Les galaxies primordiales se seraient-elles formées sans l’aide de la matière noire ?

La matière noire ne parvenant pas à expliquer la présence de grosses galaxies tôt dans l’Univers, une équipe d’astronomes propose tout simplement de s’en passer ! De quoi raviver le vif débat qui secoue la communauté des cosmologistes depuis des décennies…

Plus on regarde loin dans le passé, plus les galaxies devraient être petites et peu lumineuses. En tout cas, c’est ce que prévoient les théories postulant un Univers quadrillé par de la matière noire. Mais cela semble ne pas marcher : « Les théories avec matière noire échouent à prédire ce que nous observons, assène Stacy McGaugh, de l’université Case Western Reserve et qui vient de publier avec son équipe une étude à charge. On peut toujours essayer de bricoler un modèle de matière noire pour qu’il colle aux observations, mais c’est un peu comme des épicycles ! » Aussi, l’astronome propose d’utiliser une autre théorie nommée Mond et qui permettrait de former dans l’Univers jeune de grosses galaxies plus vite qu’avec la matière noire.

Une gravitation modifiée

L’hypothèse de la matière noire trouve son origine dans le fait que les étoiles loin du centre de leur galaxie tournent trop vite et devraient être éjectées. La matière noire est supposée régler ce problème en englobant les galaxies dans un halo dont la gravitation en retiendrait les étoiles. 

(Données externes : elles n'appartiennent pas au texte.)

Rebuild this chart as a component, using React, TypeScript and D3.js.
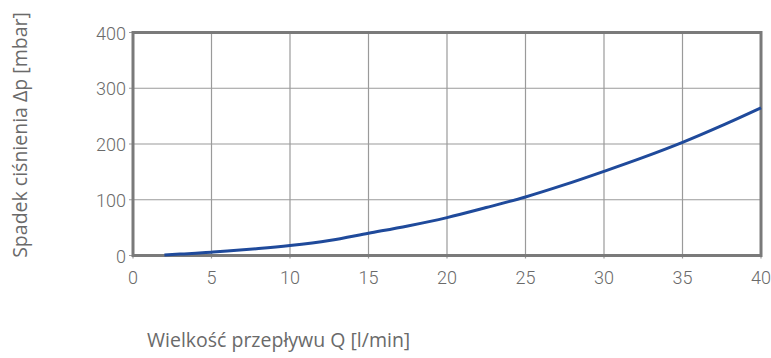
import React from "react";
import * as d3 from "d3";

const flow = [2, 3, 4, 5, 6, 8, 10, 12.5, 15, 17.5, 20, 22.5, 25, 27.5, 30, 32.5, 35, 37.5, 40];
const pressureDrop = [1, 2.5, 4, 6, 8, 12.5, 18, 27, 40, 53, 68, 86, 105, 127, 151, 176, 203, 233, 265];
const xTicks = [0, 5, 10, 15, 20, 25, 30, 35, 40];
const yTicks = [0, 100, 200, 300, 400];
const xTitle = "Wielkość przepływu Q [l/min]";
const yTitle = "Spadek ciśnienia Δp [mbar]";

const W = 771;
const H = 358;
const L = 133;
const R = 761;
const T = 32.5;
const B = 255.5;

export default function App() {
  const x = d3.scaleLinear().domain([0, 40]).range([L, R]);
  const y = d3.scaleLinear().domain([0, 400]).range([B, T]);
  const pts: [number, number][] = flow.map((q, i) => [q, pressureDrop[i]]);
  const line = d3
    .line<[number, number]>()
    .x((d) => x(d[0]))
    .y((d) => y(d[1]))
    .curve(d3.curveMonotoneX);
  const font = "Roboto, 'DejaVu Sans', sans-serif";
  const titleFont = "'Open Sans', 'DejaVu Sans', sans-serif";
  const txt = "#6a6a6a";
  return (
    <svg
      width={W}
      height={H}
      style={{ position: "absolute", left: 0, top: 0, background: "#fff" }}
      fontFamily={font}
    >
      {xTicks.map((t) => (
        <line key={"gx" + t} x1={x(t)} x2={x(t)} y1={T} y2={B + 3} stroke="#9a9a9a" strokeWidth={1.2} />
      ))}
      {yTicks.map((t) => (
        <line key={"gy" + t} x1={L - 4} x2={R} y1={y(t)} y2={y(t)} stroke="#9a9a9a" strokeWidth={1.2} />
      ))}
      <rect x={L} y={T} width={R - L} height={B - T} fill="none" stroke="#7a7a7a" strokeWidth={3} />
      <path d={line(pts) || ""} fill="none" stroke="#1f4a9b" strokeWidth={3} strokeLinecap="butt" />
      {yTicks.map((t) => (
        <text key={"ty" + t} x={L - 7} y={y(t) + 7} textAnchor="end" fontSize={18} fontWeight={300} fill={txt}>
          {t}
        </text>
      ))}
      {xTicks.map((t) => (
        <text key={"tx" + t} x={x(t)} y={284} textAnchor="middle" fontSize={18} fontWeight={300} fill={txt}>
          {t}
        </text>
      ))}
      <text x={147} y={347} fontSize={19.5} fontFamily={titleFont} fontWeight={400} fill={txt}>
        {xTitle}
      </text>
      <text
        transform={`translate(27, ${135}) rotate(-90)`}
        textAnchor="middle"
        fontSize={19.5}
        fontFamily={titleFont}
        fontWeight={400}
        fill={txt}
      >
        {yTitle}
      </text>
    </svg>
  );
}
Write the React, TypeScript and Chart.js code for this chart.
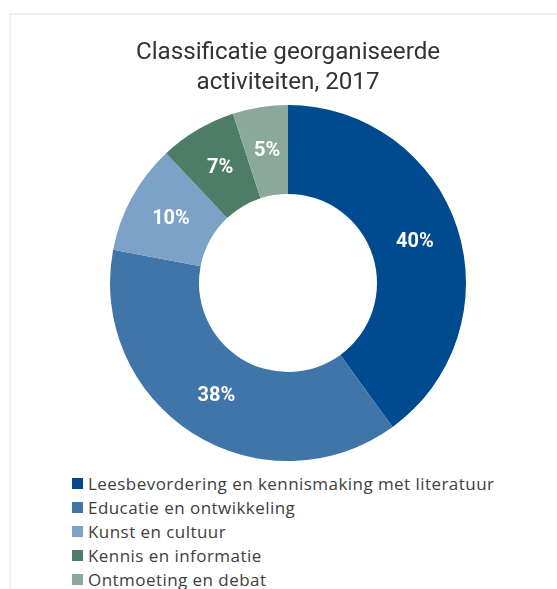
import React, { useEffect, useRef } from "react";
import { Chart, registerables } from "chart.js";

Chart.register(...registerables);

const titleLines = ["Classificatie georganiseerde", "activiteiten, 2017"];
const categories = [
  "Leesbevordering en kennismaking met literatuur",
  "Educatie en ontwikkeling",
  "Kunst en cultuur",
  "Kennis en informatie",
  "Ontmoeting en debat",
];
const values = [40, 38, 10, 7, 5];
const colors = ["#004a8f", "#3f75a8", "#7ca2c8", "#4e7d67", "#8ba99b"];

const FONT = "Roboto, 'Open Sans', sans-serif";
const LEGEND_FONT = "'Open Sans', Roboto, sans-serif";

const labelPlugin = {
  id: "arcLabels",
  afterDatasetsDraw(chart: any) {
    const ctx = chart.ctx;
    const meta = chart.getDatasetMeta(0);
    const data = chart.data.datasets[0].data as number[];
    const total = data.reduce((a, b) => a + b, 0);
    ctx.save();
    ctx.fillStyle = "#ffffff";
    ctx.font = `bold 20px ${FONT}`;
    ctx.textAlign = "center";
    ctx.textBaseline = "middle";
    meta.data.forEach((arc: any, i: number) => {
      const p = arc.getCenterPoint();
      const pct = Math.round((data[i] / total) * 100);
      ctx.fillText(pct + "%", p.x, p.y);
    });
    ctx.restore();
  },
};

export default function App() {
  const ref = useRef<HTMLCanvasElement | null>(null);
  useEffect(() => {
    if (!ref.current) return;
    const chart = new Chart(ref.current, {
      type: "doughnut",
      data: {
        labels: categories,
        datasets: [
          {
            data: values,
            backgroundColor: colors,
            borderWidth: 0,
          },
        ],
      },
      options: {
        animation: false,
        responsive: false,
        maintainAspectRatio: false,
        cutout: "50%",
        layout: { padding: { top: 0, left: 30, right: 11, bottom: 9 } },
        plugins: {
          legend: { display: false },
          tooltip: { enabled: false },
          title: {
            display: true,
            text: titleLines,
            color: "#333333",
            font: { family: FONT, size: 24.2, weight: "normal", lineHeight: "30px" },
            padding: { top: 38, bottom: 7 },
          },
        },
      },
      plugins: [labelPlugin],
    });
    return () => chart.destroy();
  }, []);

  return (
    <div style={{ position: "absolute", left: 0, top: 0, width: 557, height: 589, overflow: "hidden", background: "#fff" }}>
      <div
        style={{
          position: "absolute",
          left: 9,
          top: 13,
          width: 600,
          height: 620,
          border: "2px solid #f0f0f0",
          boxSizing: "border-box",
        }}
      />
      <canvas ref={ref} width={557} height={470} style={{ position: "absolute", left: 0, top: 0, width: 557, height: 470 }} />
      <div style={{ position: "absolute", left: 72, top: 471, fontFamily: LEGEND_FONT, fontSize: 17, letterSpacing: "0.45px", color: "#404040" }}>
        {categories.map((c, i) => (
          <div key={c} style={{ display: "flex", alignItems: "center", height: 24, whiteSpace: "nowrap" }}>
            <span style={{ display: "inline-block", width: 11, height: 11, background: colors[i], marginRight: 5 }} />
            <span>{c}</span>
          </div>
        ))}
      </div>
    </div>
  );
}
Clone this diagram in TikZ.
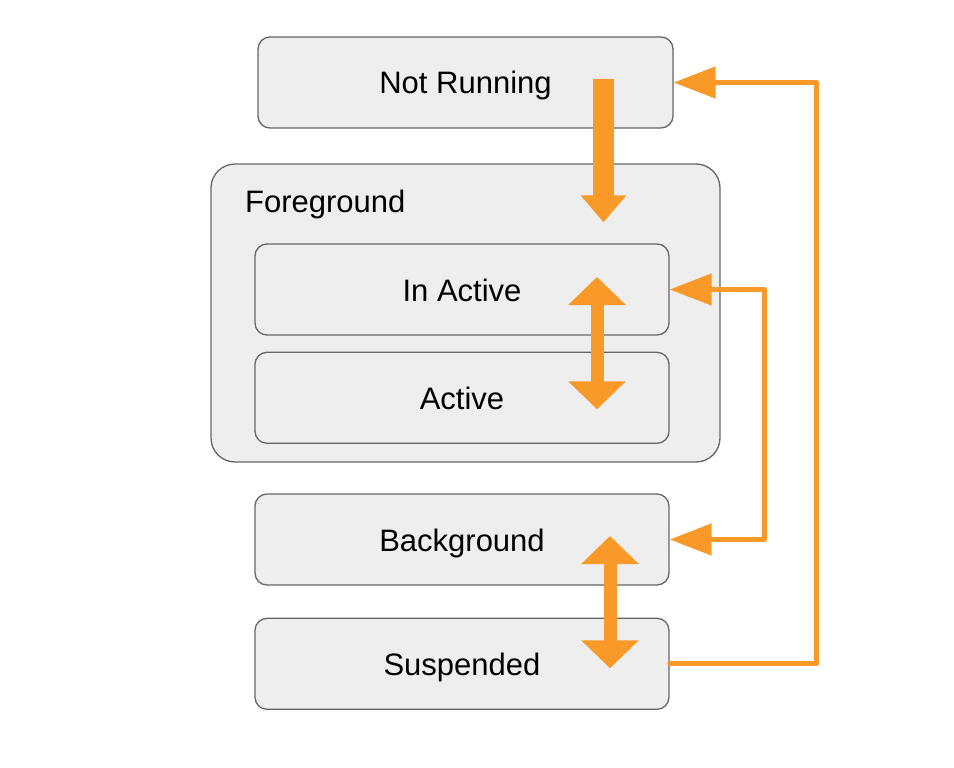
\documentclass[tikz,border=0pt]{standalone}
\usepackage{fontspec}
\setmainfont{Liberation Sans}
\usepackage{tikz}
\usetikzlibrary{arrows.meta, positioning}
\definecolor{floworange}{RGB}{249,154,40}
\definecolor{boxgray}{RGB}{238,238,238}
\definecolor{edgegray}{RGB}{102,102,102}

\begin{document}
\begin{tikzpicture}[
    x=1pt, y=-1pt,
    every node/.style={font=\fontsize{31}{37}\selectfont, text height=23pt, text depth=0pt},
    statebox/.style={rectangle, draw=edgegray, fill=boxgray, line width=1.3pt, rounded corners=12pt, minimum width=414pt, minimum height=91pt, inner sep=0pt},
    groupbox/.style={statebox, rounded corners=24pt, minimum width=509pt, minimum height=298pt},
    bigarrow/.style={draw=floworange, line width=21pt, -{Triangle[width=44pt, length=27pt]}},
    twoway/.style={draw=floworange, line width=13pt, {Triangle[width=56pt, length=28pt]}-{Triangle[width=56pt, length=28pt]}},
    backline/.style={draw=floworange, line width=5pt, line join=round, line cap=round},
    backtip/.tip={Triangle[width=31pt, length=42pt]}
]
\useasboundingbox (0,0) rectangle (954,768);

\node[statebox, minimum width=415pt] (notrun) at (465.5,82.5) {Not Running};

\node[groupbox] (fg) at (465.5,313) {};
\node[anchor=west, inner sep=0pt] (fglabel) at (245,201) {Foreground};
\node[statebox] (inact) at (462,289.5) {In Active};
\node[statebox, below=16pt of inact] (act) {Active};

\node[statebox] (bg) at (462,539.5) {Background};
\node[statebox, below=32pt of bg] (susp) {Suspended};

% launch
\draw[bigarrow] ([xshift=138pt, yshift=3.5pt]notrun.center) -- ([xshift=138pt, yshift=-59pt]fg.north);
% foreground states
\draw[twoway] ([xshift=135pt, yshift=12.5pt]inact.center) -- ([xshift=135pt, yshift=-11.5pt]act.center);
\draw[twoway] ([xshift=148pt, yshift=3.5pt]bg.center) -- ([xshift=148pt, yshift=-4.5pt]susp.center);
% back lines
\draw[backline, backtip-backtip] (inact.east) -- ++(95,0) |- (bg.east);
\draw[backline, -backtip] (susp.east) -- ++(147,0) |- (notrun.east);

\end{tikzpicture}
\end{document}
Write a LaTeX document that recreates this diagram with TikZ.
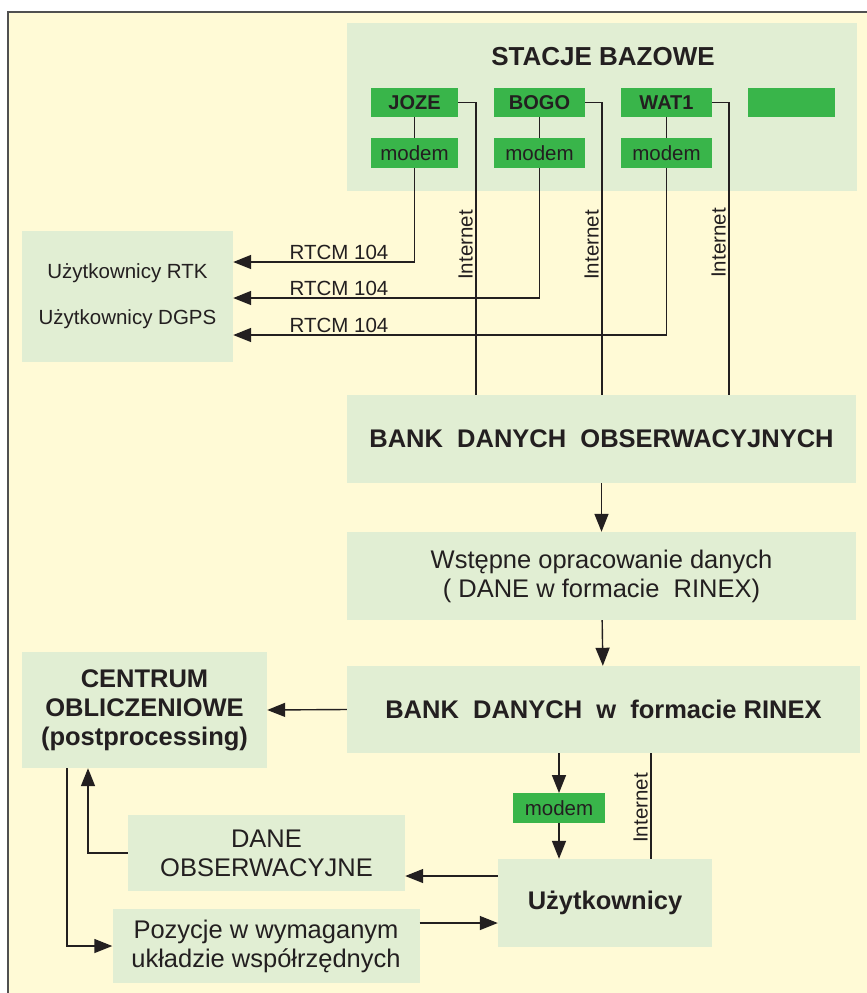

La théorie Mond, elle, tente de s’en passer. Son principe : au lieu de diminuer avec le carré de la distance, l’attraction gravitationnelle diminue moins vite aux grandes distances. Étant ainsi plus intense que prévu dans les régions externes des galaxies, la gravitation, elle aussi, retiendrait les étoiles.

Avec Mond, la construction d’une galaxie est quasiment monolithique et ainsi rapide. Considérons une région sphérique avec de la matière ordinaire dans un Univers en expansion.

Cette région grandit, et donc le rayon de la sphère avec elle. Plus cette distance est grande, moins la gravitation faiblit selon Mond. Et lorsque ce rayon atteint une taille critique, la gravitation l’emporte sur l’expansion. La matière de la sphère s’effondrerait alors sur elle-même pour former une grosse galaxie bien plus vite qu’avec de la matière noire.

Ce processus serait en accord avec la présence de galaxies lumineuses tôt dans l’Univers. « De nombreuses indications montrent déjà que Mond présente un pouvoir prédictif supérieur à celui du modèle standard de la cosmologie. La question est de savoir si la communauté va enfin le reconnaitre grâce à cette nouvelle prédiction de Mond », se demande Stacy McGaugh.

Des galaxies trompeuses

Son enthousiasme n’est pas forcément partagé. « On a déjà vu une galaxie évaluée avec un redshift de 7 par la photométrie, et donc loin de nous, à cause de la poussière qui la rougissait, là où la spectrométrie a fini par montrer qu’elle était bien plus proche avec un redshift de 2 », donne en exemple Ben Keller.

Stacy McGaugh réagit : « Cela peut arriver, mais c’est rare. La plupart des redshifts photométriques ont été confirmés par la spectroscopie. J’ai longtemps retardé la publication de nos travaux en attendant que ce problème soit résolu et c’est le cas. »

Un autre problème est lié à la formation des étoiles. « Si ces galaxies sont plus lumineuses que prévu à ces époques primitives, cela ne veut pas dire qu’elles soient massives. La relation entre masse et luminosité reste une question ouverte », tempère Rohan Naidu, du MIT, qui en a découvert quelques-unes de ces galaxies.

Intégrer la formation stellaire

Ben Keller confirme : « La matière noire et Mond font des prédictions sur la croissance de la masse d’une galaxie avec le temps. Mais on a besoin aussi de prendre en compte la physique du milieu interstellaire et la formation des étoiles pour savoir comment la luminosité d’une galaxie se traduit en masse, ce qui n’est pas le cas dans les travaux de Stacy McGaugh. »

Ce dernier n’est pas d’accord : « J’ai tenu compte que la formation des étoiles aurait pu être plus efficace dans les jeunes galaxies qui seraient alors plus lumineuses à cause de cela plutôt que grâce à leur masse. Mais c’est faire fi du rasoir d’Ockham. Privilégions l’explication le plus simple : que ces galaxies soient lumineuses parce qu’elles sont grosses ! »

Le débat est plus que vif entre les tenants de la matière noire et ceux de Mond. « Le fait est que Mond avait prédit que des galaxies massives se formeraient à un redshift élevé, alors que le paradigme de la matière noire ne l’a pas fait. Tout le reste n’est que querelles de détails dans une note de bas de page », assène Stacy McGaugh.